In my recent drive to see all possible theatrical productions in the city, I saw a French play on Friday, a Turgenev play on Sunday (both in the big, handsome Dram-teatr), and Oliver (along with millions of kids on fieldtrips) on Sunday. Tomorrow I’m going to see The Cherry Orchard, also in the Dram Teatr.

I haven’t fallen in my high heels yet.

I forgot to mention a few weeks ago that the high point of the movie Donkey Xote was that the hero’s name, in Russian, was ‘Don Kihot Lamanchaskii.’

Warning: this part is sort of cheesy and belongs on a brochure for the benefits of making spoiled middle-class students study abroad or something.
I’ve recently been feeling a deep sympathy for all who are displaced. I think I have a hard time living in a state of constant incompetence and cultural irrelevance, but really I carry at least some aura of exotic interest, and then people congratulate me at every turn for how great it is that I came here, for how impressive it is that I traveled so far, for how well I am dealing with a foreign culture; no one congratulates the central Asian marshrutka drivers, shouting through static on their cell phones in harsh-sounding languages as passengers snap at them for not hearing their requests to stop the van; no one praises the Mongolian women selling leather gloves near the central market for their resourcefulness; the Chinese venders in Shanghai market get only distrustful glances and unceremonious demands.

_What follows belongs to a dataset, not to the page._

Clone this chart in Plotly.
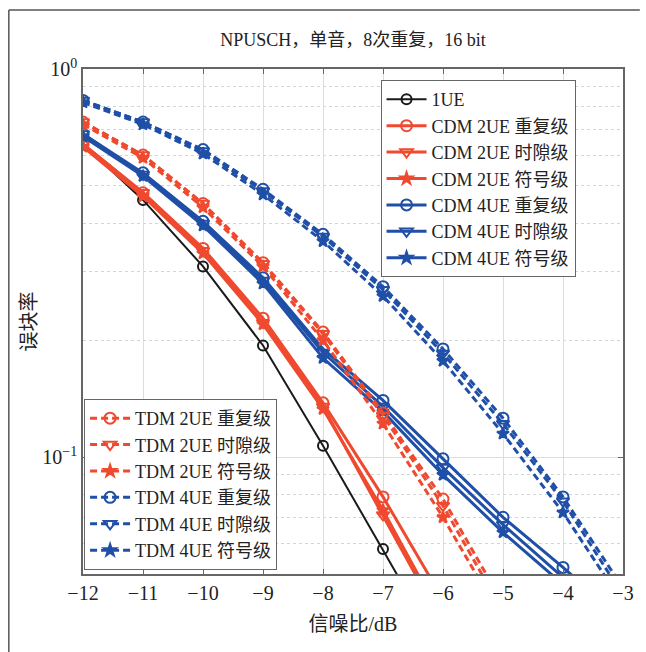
import plotly.graph_objects as go

snr = [-12, -11, -10, -9, -8, -7, -6, -5, -4, -3]
snr_labels = ["−12", "−11", "−10", "−9", "−8", "−7", "−6", "−5", "−4", "−3"]

ue1 = [0.64, 0.46, 0.31, 0.194, 0.107, 0.058, 0.031]

cdm2_rep = [0.64, 0.48, 0.345, 0.228, 0.138, 0.079, 0.043]
cdm2_slot = [0.64, 0.48, 0.34, 0.222, 0.135, 0.071, 0.037]
cdm2_sym = [0.63, 0.47, 0.335, 0.22, 0.133, 0.073, 0.038]

cdm4_rep = [0.68, 0.54, 0.405, 0.29, 0.19, 0.14, 0.099, 0.070, 0.052, 0.038]
cdm4_slot = [0.68, 0.535, 0.40, 0.285, 0.186, 0.135, 0.094, 0.067, 0.049, 0.036]
cdm4_sym = [0.67, 0.53, 0.395, 0.28, 0.18, 0.131, 0.09, 0.064, 0.047, 0.034]

tdm2_rep = [0.73, 0.60, 0.45, 0.317, 0.21, 0.13, 0.078, 0.042]
tdm2_slot = [0.73, 0.60, 0.45, 0.315, 0.208, 0.128, 0.075, 0.040]
tdm2_sym = [0.72, 0.59, 0.44, 0.31, 0.20, 0.122, 0.070, 0.038]

tdm4_rep = [0.83, 0.73, 0.62, 0.49, 0.375, 0.275, 0.19, 0.126, 0.079, 0.046]
tdm4_slot = [0.83, 0.73, 0.615, 0.485, 0.37, 0.27, 0.185, 0.122, 0.077, 0.044]
tdm4_sym = [0.82, 0.72, 0.605, 0.475, 0.36, 0.26, 0.177, 0.115, 0.072, 0.042]

names1 = ["1UE", "CDM 2UE 重复级", "CDM 2UE 时隙级", "CDM 2UE 符号级",
          "CDM 4UE 重复级", "CDM 4UE 时隙级", "CDM 4UE 符号级"]
names2 = ["TDM 2UE 重复级", "TDM 2UE 时隙级", "TDM 2UE 符号级",
          "TDM 4UE 重复级", "TDM 4UE 时隙级", "TDM 4UE 符号级"]

RED = "#ef4a2f"
BLUE = "#1f4fa6"
BLACK = "#1a1a1a"
FONT = "Liberation Serif, Noto Sans CJK SC, serif"
DASH = "7px,4px"

fig = go.Figure()

def add(y, name, color, symbol, dash, legend, width=3, msize=10):
    fig.add_trace(go.Scatter(
        x=snr[:len(y)], y=y, name=name, mode="lines+markers",
        line=dict(color=color, width=width, dash=dash),
        marker=dict(symbol=symbol, size=msize, color=color,
                    line=dict(color=color, width=2)),
        legend=legend,
    ))

add(ue1, names1[0], BLACK, "circle-open", "solid", "legend", width=2, msize=10)
add(cdm2_rep, names1[1], RED, "circle-open", "solid", "legend", msize=11)
add(cdm2_slot, names1[2], RED, "triangle-down-open", "solid", "legend", msize=11)
add(cdm2_sym, names1[3], RED, "star", "solid", "legend", msize=9)
add(cdm4_rep, names1[4], BLUE, "circle-open", "solid", "legend", msize=11)
add(cdm4_slot, names1[5], BLUE, "triangle-down-open", "solid", "legend", msize=11)
add(cdm4_sym, names1[6], BLUE, "star", "solid", "legend", msize=9)

add(tdm2_rep, names2[0], RED, "circle-open", DASH, "legend2", msize=11)
add(tdm2_slot, names2[1], RED, "triangle-down-open", DASH, "legend2", msize=11)
add(tdm2_sym, names2[2], RED, "star", DASH, "legend2", msize=9)
add(tdm4_rep, names2[3], BLUE, "circle-open", DASH, "legend2", msize=11)
add(tdm4_slot, names2[4], BLUE, "triangle-down-open", DASH, "legend2", msize=11)
add(tdm4_sym, names2[5], BLUE, "star", DASH, "legend2", msize=9)

minor_vals = [0.05, 0.06, 0.07, 0.08, 0.09, 0.2, 0.3, 0.4, 0.5, 0.6, 0.7, 0.8, 0.9]

fig.update_layout(
    width=646, height=652,
    margin=dict(l=83, r=17, t=69, b=78),
    paper_bgcolor="white", plot_bgcolor="white",
    font=dict(family=FONT, size=20, color="#222"),
    title=dict(text="NPUSCH，单音，8次重复，16 bit", x=0.5, xref="paper",
               y=1 - 40 / 652, yanchor="middle",
               font=dict(family=FONT, size=18, color="#222")),
    xaxis=dict(range=[-12, -3], tickvals=snr, ticktext=snr_labels,
               tickfont=dict(size=20),
               showgrid=True, gridcolor="#d9dee3", gridwidth=1,
               showline=True, linecolor="#666", linewidth=1.5, mirror="ticks",
               ticks="inside", ticklen=5, tickcolor="#666",
               zeroline=False,
               title=dict(text="信噪比/dB", standoff=14, font=dict(size=20))),
    yaxis=dict(type="log", range=[-1.30103, 0],
               tickvals=[0.1, 1],
               ticktext=["10<sup>−1</sup>", "10<sup>0</sup>"],
               tickfont=dict(size=20),
               showgrid=True, gridcolor="#d9dee3", gridwidth=1,
               showline=True, linecolor="#666", linewidth=1.5, mirror="ticks",
               ticks="inside", ticklen=5, tickcolor="#666",
               minor=dict(tickvals=minor_vals, showgrid=True, gridcolor="#cfd5da",
                          griddash="dot", gridwidth=1, ticks=""),
               title=dict(text="误块率", standoff=0, font=dict(size=20))),
    legend=dict(x=0.551, y=0.978, xanchor="left", yanchor="top",
                bgcolor="white", bordercolor="#666", borderwidth=1,
                font=dict(family=FONT, size=18, color="#222"),
                tracegroupgap=0, itemwidth=40),
    legend2=dict(x=0.002, y=0.008, xanchor="left", yanchor="bottom",
                 bgcolor="white", bordercolor="#666", borderwidth=1,
                 font=dict(family=FONT, size=18, color="#222"),
                 tracegroupgap=0, itemwidth=40),
    showlegend=True,
)

# outer frame of the figure
fig.add_shape(type="line", xref="paper", yref="paper",
              x0=(8 - 83) / 546, x1=(8 - 83) / 546,
              y0=(574 - 652) / 505, y1=1 + (69 - 10) / 505,
              line=dict(color="#555", width=1.5))
fig.add_shape(type="line", xref="paper", yref="paper",
              x0=(8 - 83) / 546, x1=(646 - 83) / 546,
              y0=1 + (69 - 10) / 505, y1=1 + (69 - 10) / 505,
              line=dict(color="#555", width=1.5))

fig.write_html("out.html")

As an American I will always be part of a privileged class, everywhere; even where I am hated there will be an especial status to the hate. And aside from that I’m not a seller of leather gloves but a college student, middle-class and educated and economically non-threatening. And I know when I’m going home: as alien as I ever feel, I am always aware that it is temporary. I can only catch at the edges of the terror of losing one’s country, of the dehumanization of living permanently outside of one’s context. This weekend I sat in a marshrutka across from a smallish but solid-looking man in jeans and denim jacket, middle-aged, working-class, with sandy hair low on his forehead. He seemed so pleased with his world, to fit so well into it; everything about him, the way he moved, his voice when he called his son on his cellphone about what stop to meet at, the expectation with which he watched out the window, but mainly the way he wore his jacket, was just right for him, fit him. I was unreasonably concerned that he would leave Russia, and that his ease, so utterly un-cosmopolitan, would break against an incomprehensible world. And nothing about the incomprehensibility would be a cultural experience to reflect upon later in a study-abroad forum, or an adventure of youth to store up to remember in later years in a boring, well-paying job, it would just be lonely and humiliating.

It’s supposed to be cold and snowy here for the rest of the week.